Applied to investment psychology
Stock market crashes and corrections
When the stock market crashes or corrects, your net worth drops, and each additional dollar invested buys more time than before the crash/correction. Remember this, and you’ll be psychologically inclined to buy low.
At a certain dollar amount, a person might decide that they value spending those dollars than have an extra day of freedom in their life. I think most people would say that they’d rather have an extra day of freedom than spend $1. Probably the same for $10. Maybe at $100 per day, some people might say no they’d rather have fun with friends, family, or buy/experience something they always wanted than have an extra day. If $100 is that threshold, then your CoastFIRE number is $360,000. If you have absolutely nothing to do with free time, such as just wasting your day browsing Reddit, ask yourself “would I pay $100 at $360,000 net worth to browse Reddit for a whole day?” This should hit hard on some people, because retirement is pretty boring if you don’t develop hobbies to do once you pull the trigger. The more fulfilling your life currently is, the higher your CoastFIRE number should be (e.g. I would pay $500 for an extra day of cycling the Alpes vs. $5 for an extra day of browsing Reddit/sitting around/mindless activity), and vice-versa. Psychologically, this helps people with boring lives spend more/develop hobbies, and people with more exciting lives value investing more. It naturally settles onto a sweet spot.

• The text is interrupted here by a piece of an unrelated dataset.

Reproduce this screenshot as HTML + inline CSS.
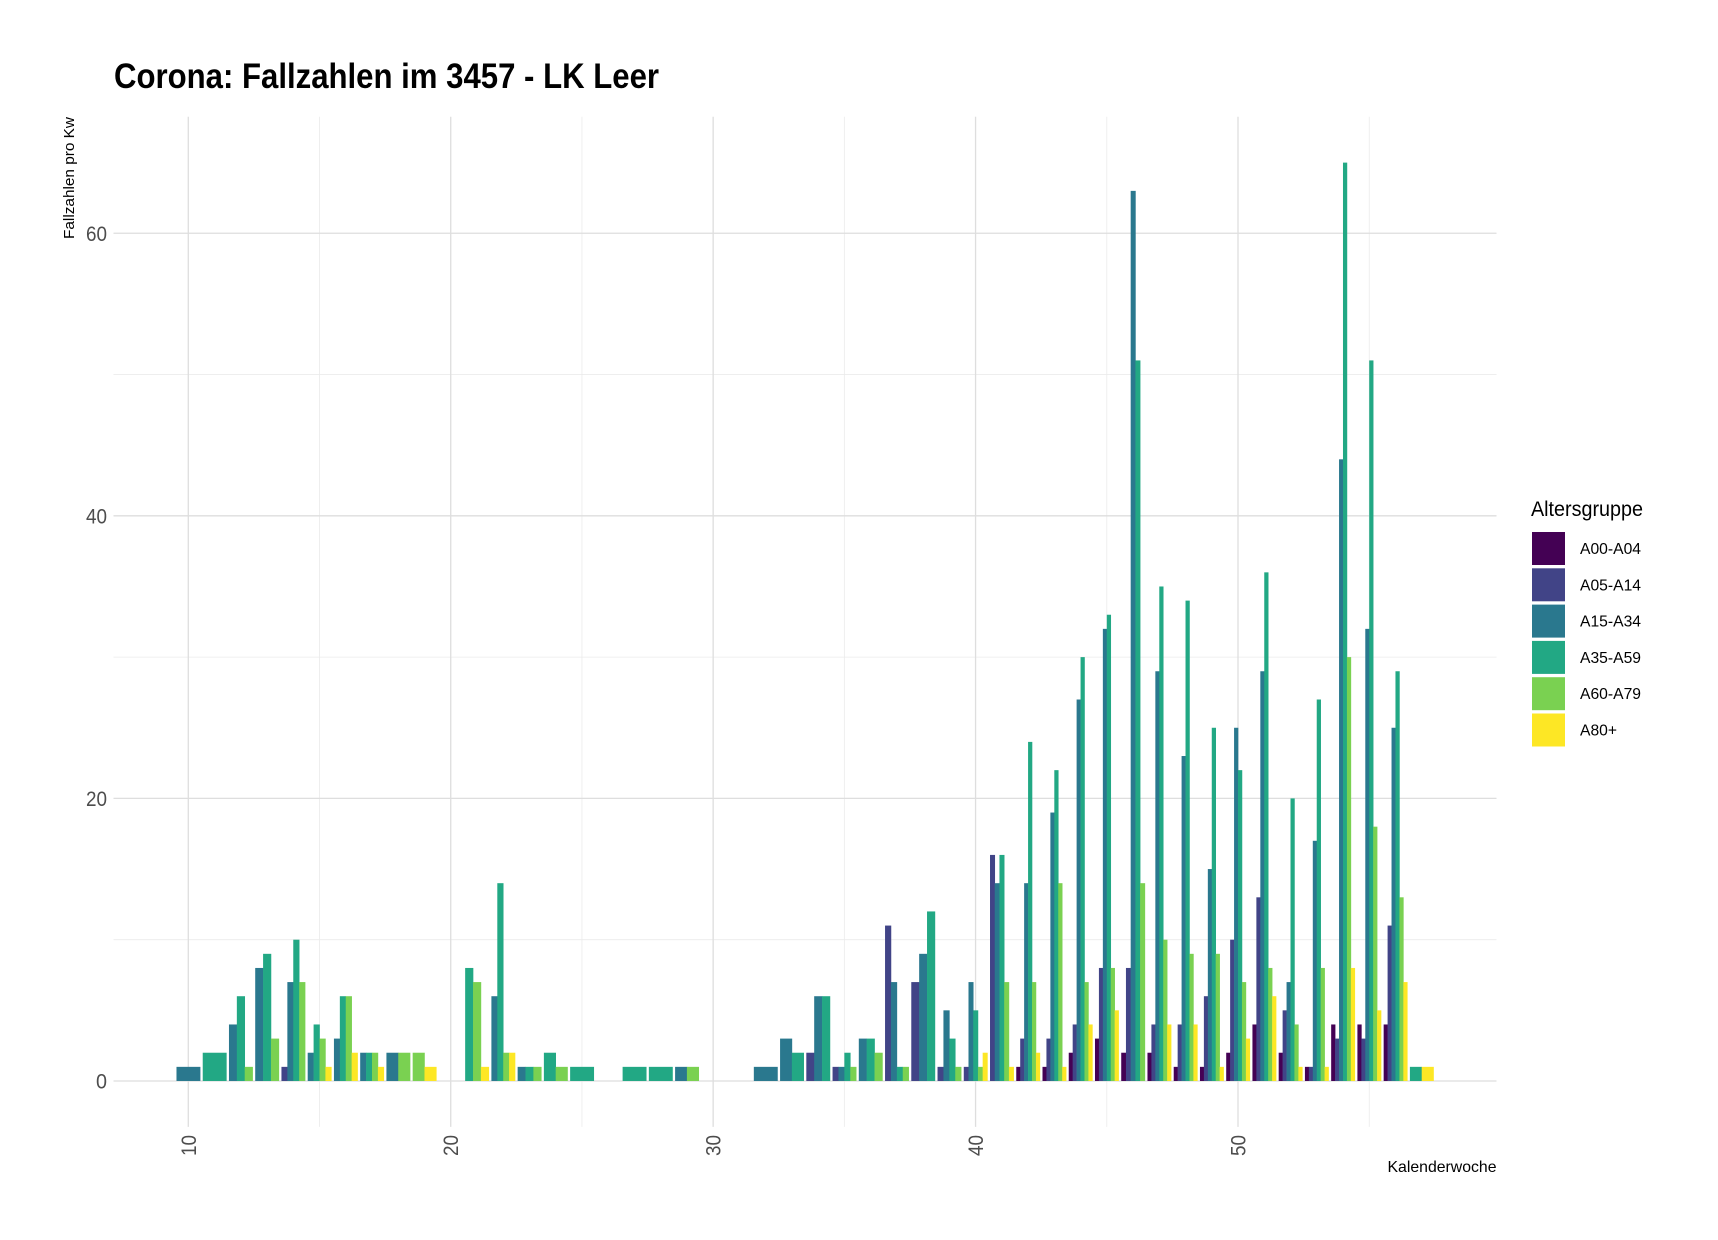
<!DOCTYPE html>
<html><head><meta charset="utf-8"><style>html,body{margin:0;padding:0;background:#fff}svg{display:block}</style></head>
<body>
<svg id="s" width="1718" height="1240" xmlns="http://www.w3.org/2000/svg" font-family="Liberation Sans, sans-serif">
<rect width="1718" height="1240" fill="#fff"/>
<g id="grid"></g>
<g id="bars"></g>
<text x="114" y="88" font-size="35" font-weight="bold" textLength="545" lengthAdjust="spacingAndGlyphs" fill="#000">Corona: Fallzahlen im 3457 - LK Leer</text>
<text transform="translate(74,239) rotate(-90)" font-size="15" textLength="122" lengthAdjust="spacingAndGlyphs" fill="#000">Fallzahlen pro Kw</text>
<text x="1496.5" y="1172" text-anchor="end" font-size="16" textLength="109" lengthAdjust="spacingAndGlyphs" fill="#000">Kalenderwoche</text>
<g id="yl" font-size="21" fill="#4d4d4d" text-anchor="end"></g>
<g id="xl" font-size="21" fill="#4d4d4d"></g>
<text x="1531" y="516" font-size="21" textLength="112" lengthAdjust="spacingAndGlyphs" fill="#000">Altersgruppe</text>
<g id="leg"></g>
</svg>
<script>
var NS="http://www.w3.org/2000/svg";
function el(p,t,a,txt){var e=document.createElementNS(NS,t);for(var k in a)e.setAttribute(k,a[k]);if(txt!=null)e.textContent=txt;document.getElementById(p).appendChild(e);return e;}
var L=113.5,R=1496.5,T=116.7,B=1126.9;
var x0=7.15,x1=59.85,y0=-3.25,y1=68.25;
function X(v){return L+(v-x0)/(x1-x0)*(R-L);}
function Y(v){return B-(v-y0)/(y1-y0)*(B-T);}
[10,30,50].forEach(function(v){el("grid","line",{x1:L,x2:R,y1:Y(v),y2:Y(v),stroke:"#ebebeb","stroke-width":0.8});});
[15,25,35,45,55].forEach(function(v){el("grid","line",{x1:X(v),x2:X(v),y1:T,y2:B,stroke:"#ebebeb","stroke-width":0.8});});
[0,20,40,60].forEach(function(v){el("grid","line",{x1:L,x2:R,y1:Y(v),y2:Y(v),stroke:"#dedede","stroke-width":1.3});
 el("yl","text",{x:107,y:Y(v)+7.5,textLength:v==0?11:21,lengthAdjust:"spacingAndGlyphs"},String(v));});
[10,20,30,40,50].forEach(function(v){el("grid","line",{x1:X(v),x2:X(v),y1:T,y2:B,stroke:"#dedede","stroke-width":1.3});
 el("xl","text",{transform:"translate("+(X(v)+7.5)+",1156) rotate(-90)",textLength:21,lengthAdjust:"spacingAndGlyphs"},String(v));});
var C=["#440154","#414487","#2A788E","#22A884","#7AD151","#FDE725"];
var D={
10:[0,0,1,0,0,0],11:[0,0,0,2,0,0],12:[0,0,4,6,1,0],13:[0,0,8,9,3,0],14:[0,1,7,10,7,0],
15:[0,0,2,4,3,1],16:[0,0,3,6,6,2],17:[0,0,2,2,2,1],18:[0,0,2,0,2,0],19:[0,0,0,0,2,1],
21:[0,0,0,8,7,1],22:[0,0,6,14,2,2],23:[0,0,1,1,1,0],24:[0,0,0,2,1,0],25:[0,0,0,1,0,0],
27:[0,0,0,1,0,0],28:[0,0,0,1,0,0],29:[0,0,1,0,1,0],32:[0,0,1,0,0,0],33:[0,0,3,2,0,0],
34:[0,2,6,6,0,0],35:[0,1,1,2,1,0],36:[0,0,3,3,2,0],37:[0,11,7,1,1,0],38:[0,7,9,12,0,0],
39:[0,1,5,3,1,0],40:[0,1,7,5,1,2],41:[0,16,14,16,7,1],42:[1,3,14,24,7,2],43:[1,3,19,22,14,1],
44:[2,4,27,30,7,4],45:[3,8,32,33,8,5],46:[2,8,63,51,14,0],47:[2,4,29,35,10,4],48:[1,4,23,34,9,4],
49:[1,6,15,25,9,1],50:[2,10,25,22,7,3],51:[4,13,29,36,8,6],52:[2,5,7,20,4,1],53:[1,1,17,27,8,1],
54:[4,3,44,65,30,8],55:[4,3,32,51,18,5],56:[4,11,25,29,13,7],57:[0,0,0,1,0,1]};
var uw=X(1)-X(0),tw=0.9*uw;
for(var w in D){var a=D[w],idx=[];a.forEach(function(v,i){if(v>0)idx.push(i);});
 var bw=tw/idx.length,left=X(+w)-tw/2;
 idx.forEach(function(i,j){el("bars","rect",{x:left+j*bw,y:Y(a[i]),width:bw+0.3,height:Y(0)-Y(a[i]),fill:C[i]});});}
var labs=["A00-A04","A05-A14","A15-A34","A35-A59","A60-A79","A80+"];
labs.forEach(function(l,i){var y=532+i*36.3;
 el("leg","rect",{x:1532,y:y,width:33,height:33,fill:C[i]});
 el("leg","text",{x:1580,y:y+22,"font-size":16,fill:"#000",textLength:l.length==4?37:61,lengthAdjust:"spacingAndGlyphs"},l);});
</script>
</body></html>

The higher the expected returns of an investment, the high the risk, and the more costly it is to buy a day of time. This helps adjust risk too as you approach FIRE. If you’re investing in a high flying tech stock that returns 30% a year, then the rule of 3600 becomes the rule of 833. This means that at $200,000 invested, it already costs $240 to buy a day of time with that tech stock; perhaps it’s more worth it to buy VTI/VTSAX for $55 a day at that point, or even earlier? Then let’s say you have $400,000 invested in 50% tech and 50% VTI, your average daily cost of time is $295. If you’re earning less than $295 per day, you’re taking too much risk with that portfolio. Let’s say you earn $240 a day net, so you want to rebalance to get your average daily cost of time to $240; sell $61,325 of tech, and buy VTI with it, now you have $139,675 of tech and $261,325 of VTI. The goal of financial independence is to reach average daily cost of time equal to your daily net income with a portfolio of 100% VTI, and whenever your portfolio has an average daily cost higher than your daily net income, it gives you a sign that you should de-risk. After FIRE, this could mean setting up bond tents, having 1-2 years expenses in cash, investing in hedge funds for the very rich.
PS: this method works for almost any investment. For example, BTC. It returns on average 130-140% a year. That’s a rule of 260. If you’re earning $100 a day net, your max investment in BTC should not exceed $26,000. If you’re “investing” in call options which have an expected 3x return in a month, that’s a rule of 0.0006868118945. If you’re earning $100 a day net, then your max allocation to that call option should be around 7 cents, otherwise you’re taking too much risk (i.e. gambling). In other words, unless you’re earning $145,600 a day after taxes, you should never buy even a single call option contract of that kind (~$100).